Behind nearly every Eagle is a great threat. Here are some I've heard over the years:
- No driver's license till Eagle
- Can't participate in a sport or activity
- Denial of college support/tuition
- General shunning from parents outside of legally required support
- Pouring honey in hair while asleep (no joke)
I come from a line of Scouting. For my father, Scouts was like sports for me. Going to Philmont was like the Superbowl in Dallas with the big screen. His father got the Silver Beaver and by heaven, his offspring would have their Eagle. When he tragically died on the Klondike, my Eagle became not just a goal, but an unbreakable blood oath. So I add my threat to the list (never issued to me, but clearly implied by the Universe):
- DON'T SHAME THE MEMORY OF YOUR DECEASED FATHER WHO DIED IN THE ACT OF SCOUTING.

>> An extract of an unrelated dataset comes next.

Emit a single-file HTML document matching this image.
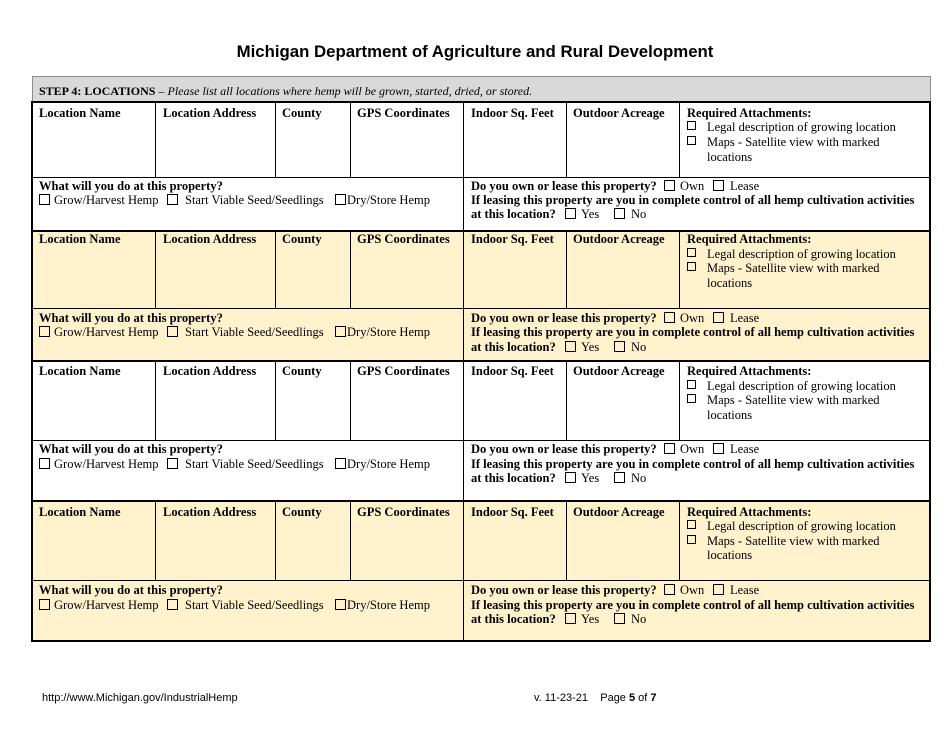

A taste of things to come? |
I am a disgrace.
I don't own a scout uniform anymore. I don't fancy wearing hankies around my neck. I'm not sure I can name all of the ranks correctly in order right now or recite the scout law. I know many non-Mormons find our approach to rushing kids through the Eagle (such as me) disgraceful. So why do I sit in the Eagle's nest? My mother worked too hard for me not to. If I rejected the nest, I would be rejecting the sacrifice of my parents.
Will I impose the Eagle standard on my own son? No.
I will encourage him and help, but no threats. I declare this here and now in the presence of you three readers!!
Why? If he gets his Eagle, I want him to be able to hold his head up in the Eagle's Nest with clear eyes and a full heart. Able wrestle a bear into submission, lash massive towers together with elaborate knots and eat things that would make a Billy-goat puke. The way a real Eagle should be.
3 comments:
I guess i am one of the three readers :).I think that is good u won't push Gator, encouraging is better
I think if you talked to Stone about dad as young kid, you'd be surprised (or may already know) he considered himself a turkey, or at least aloof from scouting.
I can see you growing into it at age 40, lemonade in hand, roasting little smokies over an open fire.
Moreover, as a duly commissioned scout master, I can picture you sprouting eagle's wings and developing an unbreakable intestinal fortitude.
Buck up, little camper, I have hope for you, yet. (Especially as believe I too received my badge just before the point of no return.)
I think we all received our Eagles just before the point of no return.